If \(n\) is an odd number then it also makes sense for negative values of \(x\) (why?) and we have a full inverse function.
It is important to keep these facts in mind when re-arranging equations. For example, consider the equation of the area \(A\) of a circle of radius \(r\):
\[A=\pi r^2.\]
To find the radius as a function of area, we first re-arrange to give
\[r^2=\frac{A}{\pi}\]
and now if we take the square root of both sides, mathematically there are TWO possible solutions, one positive and one negative
\[r=\pm \sqrt{\frac{A}{\pi}}.\]
However, in this particular context only the positive solution makes sense since a radius must be a positive number, so we take
\[r=\sqrt{\frac{A}{\pi}}.\]
2.7.3 Inverse Trigonometric Functions
Since the trigonometric functions are not one-to-one, we must restrict them if we want to define a partial inverse. Since the input to a trigonometry function is an angle, the output of an inverse trigonometric function is an angle.
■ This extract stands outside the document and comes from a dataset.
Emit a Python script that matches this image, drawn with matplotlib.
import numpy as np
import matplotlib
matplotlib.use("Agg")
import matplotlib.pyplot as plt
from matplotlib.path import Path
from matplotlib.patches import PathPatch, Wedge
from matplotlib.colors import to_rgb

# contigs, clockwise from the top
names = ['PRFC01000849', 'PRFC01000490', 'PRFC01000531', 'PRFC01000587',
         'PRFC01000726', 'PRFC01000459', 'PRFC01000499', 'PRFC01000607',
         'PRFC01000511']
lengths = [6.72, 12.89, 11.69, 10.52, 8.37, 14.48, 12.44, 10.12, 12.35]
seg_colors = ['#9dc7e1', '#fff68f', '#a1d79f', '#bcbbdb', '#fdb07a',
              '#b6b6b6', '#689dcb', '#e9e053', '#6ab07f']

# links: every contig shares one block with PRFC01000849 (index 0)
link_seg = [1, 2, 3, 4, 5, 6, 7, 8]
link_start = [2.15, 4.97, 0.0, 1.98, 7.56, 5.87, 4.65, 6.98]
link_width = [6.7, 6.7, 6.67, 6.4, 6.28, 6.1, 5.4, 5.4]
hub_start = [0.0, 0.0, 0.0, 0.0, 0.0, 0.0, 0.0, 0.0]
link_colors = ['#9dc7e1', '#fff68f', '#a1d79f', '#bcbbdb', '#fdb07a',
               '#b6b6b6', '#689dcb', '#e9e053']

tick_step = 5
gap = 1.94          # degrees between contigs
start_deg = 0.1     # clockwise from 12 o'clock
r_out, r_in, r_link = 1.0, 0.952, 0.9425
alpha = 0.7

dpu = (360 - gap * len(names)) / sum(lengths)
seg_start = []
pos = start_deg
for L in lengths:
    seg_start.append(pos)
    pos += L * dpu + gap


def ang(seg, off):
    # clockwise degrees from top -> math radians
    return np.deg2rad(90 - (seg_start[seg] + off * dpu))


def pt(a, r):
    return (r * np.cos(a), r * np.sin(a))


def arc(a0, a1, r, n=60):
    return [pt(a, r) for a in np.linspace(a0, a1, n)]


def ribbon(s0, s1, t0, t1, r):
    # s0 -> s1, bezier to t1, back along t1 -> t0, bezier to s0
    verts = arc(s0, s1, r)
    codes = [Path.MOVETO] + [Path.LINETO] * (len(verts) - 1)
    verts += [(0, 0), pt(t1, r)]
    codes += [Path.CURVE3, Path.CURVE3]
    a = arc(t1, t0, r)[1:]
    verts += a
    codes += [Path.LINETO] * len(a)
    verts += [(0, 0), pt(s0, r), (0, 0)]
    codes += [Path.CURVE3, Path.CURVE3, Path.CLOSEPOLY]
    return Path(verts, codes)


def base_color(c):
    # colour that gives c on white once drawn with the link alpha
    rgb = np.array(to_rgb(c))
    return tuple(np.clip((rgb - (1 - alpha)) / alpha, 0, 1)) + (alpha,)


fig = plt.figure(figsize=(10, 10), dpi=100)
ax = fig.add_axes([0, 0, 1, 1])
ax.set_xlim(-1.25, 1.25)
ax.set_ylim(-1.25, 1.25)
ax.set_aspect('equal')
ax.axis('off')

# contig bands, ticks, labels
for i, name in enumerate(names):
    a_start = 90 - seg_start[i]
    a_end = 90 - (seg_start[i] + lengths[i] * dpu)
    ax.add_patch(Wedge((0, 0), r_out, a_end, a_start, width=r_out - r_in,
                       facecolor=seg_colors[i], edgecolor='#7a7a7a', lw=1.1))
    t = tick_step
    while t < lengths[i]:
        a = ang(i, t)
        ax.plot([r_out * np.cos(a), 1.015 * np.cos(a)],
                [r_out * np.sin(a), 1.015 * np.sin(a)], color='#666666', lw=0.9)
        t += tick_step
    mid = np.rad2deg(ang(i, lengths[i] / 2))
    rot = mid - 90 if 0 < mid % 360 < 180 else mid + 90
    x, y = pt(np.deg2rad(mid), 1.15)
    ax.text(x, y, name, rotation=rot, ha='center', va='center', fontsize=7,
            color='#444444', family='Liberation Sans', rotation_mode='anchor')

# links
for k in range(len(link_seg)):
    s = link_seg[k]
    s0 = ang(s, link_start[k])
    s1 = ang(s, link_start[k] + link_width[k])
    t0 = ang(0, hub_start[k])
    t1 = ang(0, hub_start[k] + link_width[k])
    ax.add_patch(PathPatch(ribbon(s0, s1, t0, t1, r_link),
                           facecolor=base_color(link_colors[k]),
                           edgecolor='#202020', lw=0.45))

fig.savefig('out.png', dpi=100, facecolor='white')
The inverse sine or “arcsine” function is defined for inputs \(-1\le x \le 1\) and gives outputs in the range \(-\frac{\pi}{2}\le y \le \frac{\pi}{2}\) radians or \(-90^\circ \le y \le 90^\circ\). It is written as \(\sin^{-1}(x)\) or \(\arcsin(x)\).
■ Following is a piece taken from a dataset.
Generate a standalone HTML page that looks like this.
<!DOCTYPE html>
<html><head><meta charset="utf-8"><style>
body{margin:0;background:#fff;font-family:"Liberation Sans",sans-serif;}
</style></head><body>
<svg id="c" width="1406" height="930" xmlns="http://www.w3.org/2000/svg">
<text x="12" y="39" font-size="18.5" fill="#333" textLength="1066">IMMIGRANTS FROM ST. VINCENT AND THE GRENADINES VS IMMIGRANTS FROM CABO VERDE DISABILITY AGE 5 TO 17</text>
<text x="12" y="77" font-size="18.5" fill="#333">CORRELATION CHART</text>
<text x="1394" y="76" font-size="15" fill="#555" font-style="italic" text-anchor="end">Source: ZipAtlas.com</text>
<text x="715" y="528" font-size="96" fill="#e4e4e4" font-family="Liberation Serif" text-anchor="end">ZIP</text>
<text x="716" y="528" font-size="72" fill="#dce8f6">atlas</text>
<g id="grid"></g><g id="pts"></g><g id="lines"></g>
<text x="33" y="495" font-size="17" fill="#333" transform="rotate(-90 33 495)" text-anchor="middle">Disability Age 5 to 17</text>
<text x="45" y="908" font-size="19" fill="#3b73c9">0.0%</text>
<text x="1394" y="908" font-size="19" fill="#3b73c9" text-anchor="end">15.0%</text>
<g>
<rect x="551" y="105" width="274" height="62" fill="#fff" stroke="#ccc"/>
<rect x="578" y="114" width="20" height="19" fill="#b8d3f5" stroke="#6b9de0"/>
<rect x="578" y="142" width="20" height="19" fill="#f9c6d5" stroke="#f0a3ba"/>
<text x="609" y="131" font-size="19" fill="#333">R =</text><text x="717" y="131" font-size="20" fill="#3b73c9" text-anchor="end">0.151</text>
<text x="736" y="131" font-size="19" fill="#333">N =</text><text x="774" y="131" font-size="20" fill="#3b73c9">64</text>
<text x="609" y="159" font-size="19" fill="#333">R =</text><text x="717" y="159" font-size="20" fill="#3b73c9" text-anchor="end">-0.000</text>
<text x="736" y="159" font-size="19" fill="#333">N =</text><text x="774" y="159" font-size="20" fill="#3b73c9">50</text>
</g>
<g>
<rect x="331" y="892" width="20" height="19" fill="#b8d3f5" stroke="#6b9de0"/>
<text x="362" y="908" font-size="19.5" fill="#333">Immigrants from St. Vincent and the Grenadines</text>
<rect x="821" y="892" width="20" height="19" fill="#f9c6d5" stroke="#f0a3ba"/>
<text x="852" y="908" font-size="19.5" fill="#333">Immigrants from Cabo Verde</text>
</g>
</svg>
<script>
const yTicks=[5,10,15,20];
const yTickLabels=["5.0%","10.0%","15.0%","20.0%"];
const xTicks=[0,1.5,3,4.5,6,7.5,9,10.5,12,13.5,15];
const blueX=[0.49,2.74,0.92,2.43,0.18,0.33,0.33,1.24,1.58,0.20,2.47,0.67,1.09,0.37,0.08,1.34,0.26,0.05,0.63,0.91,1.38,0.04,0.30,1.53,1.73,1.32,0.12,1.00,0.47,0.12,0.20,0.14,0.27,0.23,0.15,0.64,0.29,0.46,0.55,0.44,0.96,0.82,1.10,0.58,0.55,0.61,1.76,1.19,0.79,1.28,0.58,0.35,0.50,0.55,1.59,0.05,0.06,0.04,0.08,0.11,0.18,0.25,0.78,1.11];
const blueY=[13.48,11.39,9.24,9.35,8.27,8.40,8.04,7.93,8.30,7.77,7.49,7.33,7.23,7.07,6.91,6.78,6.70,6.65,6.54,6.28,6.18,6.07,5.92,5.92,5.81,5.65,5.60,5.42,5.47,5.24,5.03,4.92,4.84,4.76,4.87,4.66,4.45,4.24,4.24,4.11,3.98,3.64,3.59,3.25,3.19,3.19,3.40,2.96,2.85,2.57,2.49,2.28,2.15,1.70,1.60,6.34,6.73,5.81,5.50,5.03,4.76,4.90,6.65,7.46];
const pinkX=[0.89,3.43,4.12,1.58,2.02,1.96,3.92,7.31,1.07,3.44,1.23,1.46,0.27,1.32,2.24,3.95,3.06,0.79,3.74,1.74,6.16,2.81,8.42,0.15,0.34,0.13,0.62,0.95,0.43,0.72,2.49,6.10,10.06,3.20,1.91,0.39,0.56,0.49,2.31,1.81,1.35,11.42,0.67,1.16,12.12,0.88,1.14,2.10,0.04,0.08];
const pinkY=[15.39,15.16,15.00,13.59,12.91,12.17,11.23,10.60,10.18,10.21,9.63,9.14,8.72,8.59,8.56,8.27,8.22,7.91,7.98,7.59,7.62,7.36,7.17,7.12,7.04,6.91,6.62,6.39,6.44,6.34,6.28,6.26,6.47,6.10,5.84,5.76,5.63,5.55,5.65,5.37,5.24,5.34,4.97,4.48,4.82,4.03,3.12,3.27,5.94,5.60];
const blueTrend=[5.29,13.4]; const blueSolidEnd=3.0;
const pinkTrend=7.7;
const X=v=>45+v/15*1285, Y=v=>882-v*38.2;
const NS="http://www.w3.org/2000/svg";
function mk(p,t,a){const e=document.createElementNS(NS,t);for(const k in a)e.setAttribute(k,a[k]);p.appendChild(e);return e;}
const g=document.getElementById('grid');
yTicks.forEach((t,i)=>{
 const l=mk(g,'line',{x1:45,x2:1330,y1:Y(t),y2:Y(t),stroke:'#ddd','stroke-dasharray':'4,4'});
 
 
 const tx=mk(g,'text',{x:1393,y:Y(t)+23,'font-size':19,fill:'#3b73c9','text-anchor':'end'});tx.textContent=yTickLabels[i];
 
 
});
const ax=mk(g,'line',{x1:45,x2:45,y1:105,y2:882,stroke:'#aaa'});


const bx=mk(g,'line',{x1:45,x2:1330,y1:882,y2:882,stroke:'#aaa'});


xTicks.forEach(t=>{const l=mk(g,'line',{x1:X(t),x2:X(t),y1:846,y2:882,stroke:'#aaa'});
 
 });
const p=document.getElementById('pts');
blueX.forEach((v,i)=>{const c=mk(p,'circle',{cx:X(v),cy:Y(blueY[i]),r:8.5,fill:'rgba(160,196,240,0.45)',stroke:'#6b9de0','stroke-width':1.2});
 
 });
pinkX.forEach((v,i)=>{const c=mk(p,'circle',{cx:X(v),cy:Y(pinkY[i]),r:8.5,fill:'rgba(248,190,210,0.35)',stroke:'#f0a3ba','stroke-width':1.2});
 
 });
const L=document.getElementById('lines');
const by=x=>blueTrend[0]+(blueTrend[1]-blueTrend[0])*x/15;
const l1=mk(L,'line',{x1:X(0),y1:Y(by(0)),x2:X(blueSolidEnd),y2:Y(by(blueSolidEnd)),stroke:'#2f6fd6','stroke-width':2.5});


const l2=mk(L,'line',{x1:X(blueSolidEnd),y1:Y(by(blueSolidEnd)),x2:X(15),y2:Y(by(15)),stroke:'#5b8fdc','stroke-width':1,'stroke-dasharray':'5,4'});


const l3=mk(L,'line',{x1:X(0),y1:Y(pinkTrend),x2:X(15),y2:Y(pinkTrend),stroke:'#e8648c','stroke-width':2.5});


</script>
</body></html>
The inverse cosine or “arccos” function is defined for inputs \(-1\le x \le 1\) and gives outputs in the range \(0\le y\le \pi\) radians or $0y ^$. It is written as \(\cos^{-1}(x)\) or \(\arccos(x)\).
The inverse tangent or “arctan” function is defined for any real number input \(x\), and gives outputs in the range \(-\frac{\pi}{2} < x < \frac{\pi}{2}\) radians or \(-90^\circ < y < 90^\circ\) degrees. It is written as \(\tan^{-1}(x)\) or \(\arctan(x)\).
2.7.4 Logarithms
The inverse of an exponential function \(f(x)=a^x\) is called the logarithm to the base \(a\), denoted by \(\log_a(x)\). Since it is the inverse, the exponential and logarithm “undo” the action of each other, so that \[\log_a(a^x)=x\] and \[a^{\log_a(x)}=x\].
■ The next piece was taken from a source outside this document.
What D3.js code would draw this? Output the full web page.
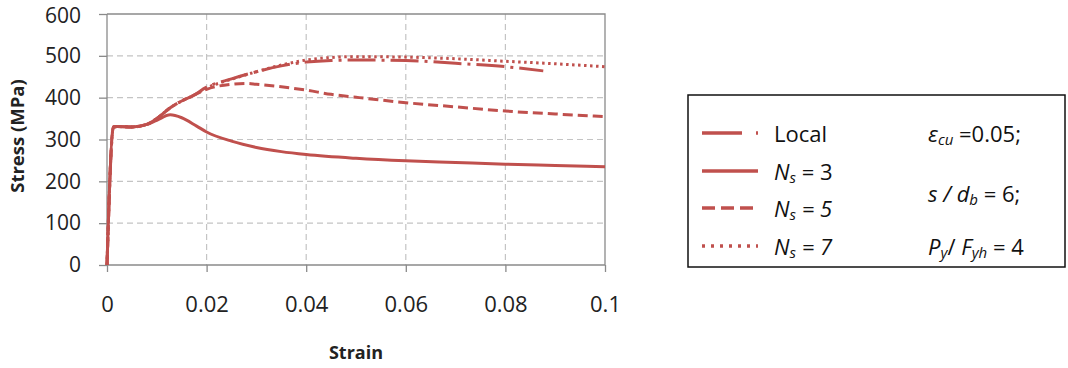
<!DOCTYPE html>
<html><head><meta charset="utf-8">
<script src="https://cdn.jsdelivr.net/npm/d3@7"></script>
<style>body{margin:0;background:#fff;} svg{display:block;font-family:"Open Sans",sans-serif;}</style>
</head><body>
<svg id="c" width="1068" height="368"></svg>
<script>
// Data
const xTicks = [0, 0.02, 0.04, 0.06, 0.08, 0.1];
const xTickLabels = ["0", "0.02", "0.04", "0.06", "0.08", "0.1"];
const yTicks = [0, 100, 200, 300, 400, 500, 600];
const localStrain = [0, 0.0013, 0.002, 0.005, 0.008, 0.010, 0.0127, 0.015, 0.017, 0.02, 0.025, 0.03, 0.035, 0.04, 0.045, 0.05, 0.06, 0.07, 0.08, 0.0876];
const localStress = [0, 330, 331, 330, 336, 350, 376, 392, 403, 425, 445, 462, 476, 485, 489, 490, 489, 482, 474, 464];
const ns3Strain = [0, 0.0013, 0.002, 0.005, 0.008, 0.010, 0.0127, 0.015, 0.018, 0.02, 0.025, 0.03, 0.035, 0.04, 0.05, 0.06, 0.07, 0.08, 0.09, 0.1];
const ns3Stress = [0, 330, 331, 330, 336, 346, 359, 352, 332, 318, 296, 281, 271, 264, 255, 249, 245, 241, 238, 235];
const ns5Strain = [0, 0.0013, 0.002, 0.005, 0.008, 0.010, 0.0127, 0.015, 0.017, 0.02, 0.025, 0.028, 0.03, 0.035, 0.04, 0.045, 0.05, 0.06, 0.07, 0.08, 0.09, 0.1];
const ns5Stress = [0, 330, 331, 330, 336, 350, 376, 392, 403, 420, 432, 434, 432, 426, 418, 408, 401, 388, 378, 368, 361, 355];
const ns7Strain = [0, 0.0013, 0.002, 0.005, 0.008, 0.010, 0.0127, 0.015, 0.017, 0.02, 0.025, 0.03, 0.035, 0.04, 0.045, 0.05, 0.06, 0.07, 0.08, 0.09, 0.1];
const ns7Stress = [0, 330, 331, 330, 336, 350, 376, 392, 403, 423, 444, 462, 478, 490, 496, 498, 497, 493, 487, 481, 474];

const color = "#c0504d";
const svg = d3.select("#c");
const L = 107, R = 605, T = 14, B = 265;
const x = d3.scaleLinear().domain([0, 0.1]).range([L, R]);
const y = d3.scaleLinear().domain([0, 600]).range([B, T]);

// grid
svg.append("g").selectAll("line").data(yTicks.filter(v => v > 0 && v < 600)).join("line")
  .attr("x1", L).attr("x2", R).attr("y1", d => y(d)).attr("y2", d => y(d))
  .attr("stroke", "#c4c4c4").attr("stroke-width", 1.2).attr("stroke-dasharray", "6,4");
svg.append("g").selectAll("line").data(xTicks.filter(v => v > 0 && v < 0.1)).join("line")
  .attr("y1", T).attr("y2", B).attr("x1", d => x(d)).attr("x2", d => x(d))
  .attr("stroke", "#c4c4c4").attr("stroke-width", 1.2).attr("stroke-dasharray", "6,4");
// border top/right
svg.append("path").attr("d", `M${L},${T}H${R}V${B}`).attr("fill", "none").attr("stroke", "#8a8a8a").attr("stroke-width", 1.3);

// axes
const xAxis = d3.axisBottom(x).tickValues(xTicks).tickFormat((d, i) => xTickLabels[i]).tickSize(7).tickPadding(24);
const gx = svg.append("g").attr("transform", `translate(0,${B})`).call(xAxis);
const yAxis = d3.axisLeft(y).tickValues(yTicks).tickSize(8).tickPadding(18);
const gy = svg.append("g").attr("transform", `translate(${L},0)`).call(yAxis);
[gx, gy].forEach(g => {
  g.select(".domain").attr("stroke", "#8a8a8a").attr("stroke-width", 1.3);
  g.selectAll(".tick line").attr("stroke", "#8a8a8a").attr("stroke-width", 1.3);
  g.selectAll("text").attr("font-size", 22).attr("fill", "#222").attr("font-family", "Open Sans, sans-serif");
});
gy.selectAll("text").attr("font-size", 21).attr("dy", d => d === 600 ? "0.4em" : "0.32em");
gy.select(".domain").attr("d", `M0,${B}V${T}`);
gx.select(".domain").attr("d", `M${L},0H${R}`);

// axis titles
svg.append("text").attr("x", 356).attr("y", 359).attr("text-anchor", "middle")
  .attr("font-size", 18).attr("font-weight", "bold").attr("fill", "#222").text("Strain");
svg.append("text").attr("transform", "translate(24,136) rotate(-90)").attr("text-anchor", "middle")
  .attr("font-size", 18.5).attr("font-weight", "bold").attr("fill", "#222").text("Stress (MPa)");

// lines
const series = [
  {xs: ns3Strain, ys: ns3Stress, dash: null},
  {xs: ns5Strain, ys: ns5Stress, dash: "10,5"},
  {xs: ns7Strain, ys: ns7Stress, dash: "2.5,3.5"},
  {xs: localStrain, ys: localStress, dash: "28,6,3,6"}
];
const line = d3.line().x(d => x(d[0])).y(d => y(d[1])).curve(d3.curveMonotoneX);
series.forEach(s => {
  svg.append("path").datum(s.xs.map((v, i) => [v, s.ys[i]]))
    .attr("d", line).attr("fill", "none").attr("stroke", color).attr("stroke-width", 3)
    .attr("stroke-dasharray", s.dash);
});

// legend
svg.append("rect").attr("x", 688).attr("y", 95).attr("width", 377).attr("height", 172)
  .attr("fill", "#fff").attr("stroke", "#111").attr("stroke-width", 1.5);
const legRows = [
  {yy: 133, dash: "40,14,3,20", label: [["Local", "n"]]},
  {yy: 171, dash: null, label: [["N", "i"], ["s", "sub"], [" = 3", "n"]]},
  {yy: 208, dash: "13,6", label: [["N", "i"], ["s", "sub"], [" = 5", "i"]]},
  {yy: 246, dash: "3,6", label: [["N", "i"], ["s", "sub"], [" = 7", "i"]]}
];
function richText(g, xx, yy, parts) {
  const t = g.append("text").attr("x", xx).attr("y", yy).attr("font-size", 22).attr("fill", "#111").attr("dominant-baseline", "central");
  let sub = false;
  parts.forEach(p => {
    const ts = t.append("tspan").text(p[0]);
    if (p[1] === "i") ts.attr("font-style", "italic");
    if (p[1] === "sub") {
      ts.attr("font-style", "italic").attr("font-size", 15);
      if (!sub) { ts.attr("dy", 6); sub = true; }
    } else if (sub) { ts.attr("dy", -6); sub = false; }
  });
  return t;
}
legRows.forEach(r => {
  svg.append("line").attr("x1", 702).attr("x2", 758).attr("y1", r.yy).attr("y2", r.yy)
    .attr("stroke", color).attr("stroke-width", 3.5).attr("stroke-dasharray", r.dash);
  richText(svg, 774, r.yy, r.label);
});
richText(svg, 928, 133, [["ε", "i"], ["cu", "sub"], [" =0.05;", "n"]]);
richText(svg, 928, 193, [["s / d", "i"], ["b", "sub"], [" = 6;", "n"]]);
richText(svg, 928, 246, [["P", "i"], ["y", "sub"], ["/ ", "n"], ["F", "i"], ["yh", "sub"], [" = 4", "n"]]);
</script>
</body></html>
For the base \(a=e\), we call the logarithm \(\log_e(x)\) the natural logarithm and use the notation
\[\ln(x)=\log_e(x)\]
\(\ln(x)\) is usually spoken as lun x or L.N. of x.
In engineering applications it is also common to use base \(2\) and base \(10\). For base \(10\), the following notation is sometimes used
\[\log(x)=\log_{10}(x)\]
but we should always check what the author intends as sometimes \(\log(x)\) is used to mean \(\ln(x)\). We have the following rules for manipulating logarithms (these follow from the laws of exponents in Theorem ??; try to derive them yourself):
Theorem 2.1 (Rules of Logarithms)
- \(\log_a(xy)=\log_a(x)+\log_a(y)\)
- \(\log_a(x^p)=p\log_a(x)\)
- \(\log_a(\frac{x}{y})=\log_a(x)-\log_a(y)\)
- \(\log_a(1)=0\)
- \(\log_a(a)=1\)
We can also change between bases in logarithms with the following rule
Theorem 2.2 (Change of Base Rule) Let \(y=a^x\), then \(x=\log_a(y)\). Also, \(\log_b(y)=x\log_b(a)\), and so \(x=\dfrac{\log_b(y)}{\log_b(a)}\). Therefore, \[\begin{equation*} \log_a(y)=\dfrac{\log_b (y)}{\log_b (a)}. \end{equation*}\] This allows us to calculate \(\log_a\) of a number in terms of \(\log_b\).
An exponential function with base \(a\) can be re-written in any other base \(b\) with a constant factor in the argument as follows: \[\begin{align*} a^x&=b^{\log_b (a^x)} \quad \text{(note that $b^{\log_b y}=y$)} \\ &=b^{x\log_b (a)}\\ &=b^{kx},\quad \text{where }k=\log_b(a). \end{align*}\] The “natural” choice of base for mathematical use is \(b=e\) and hence we usually only consider exponential functions in the form \(e^{kx}\) where \(k=\ln(a)\).
2.7.5 Logarthmic plots
When we have quatities that change over a large range of magnitudes, it can be more convenient to plot them on a “logarthmic scale” so that they do not take up so much space on the page. For example, the Ricther Magnitude Scale for measuring earthquakes is a logarthmic scale, which takes the logarithm to the base 10 of the amplitude of waves recorded by seismographs.
The following is a “semi-log” plot, where the \(y\)-axis is the logarithmic scale and the \(x\)-axis is a (normal) linear scale. This means that every unit moved up along the \(y\)-axis actually represents a power of 10 increase in the amplitude of the seismograph waves.
The logarithmic nature of the scale is sometimes made clearer by labelling the axis with an exponentially increasing scale and drawing in the minor gridlines. In figure 2.23 the major grid lines on the \(y\)-axis increase by a power of \(10\). The minor grid lines between \(1\) and \(10\) represent increments of \(1\) unit, then the minor grid lines between \(10\) and \(10^2=100\) represent increments of \(10\) units, and so on.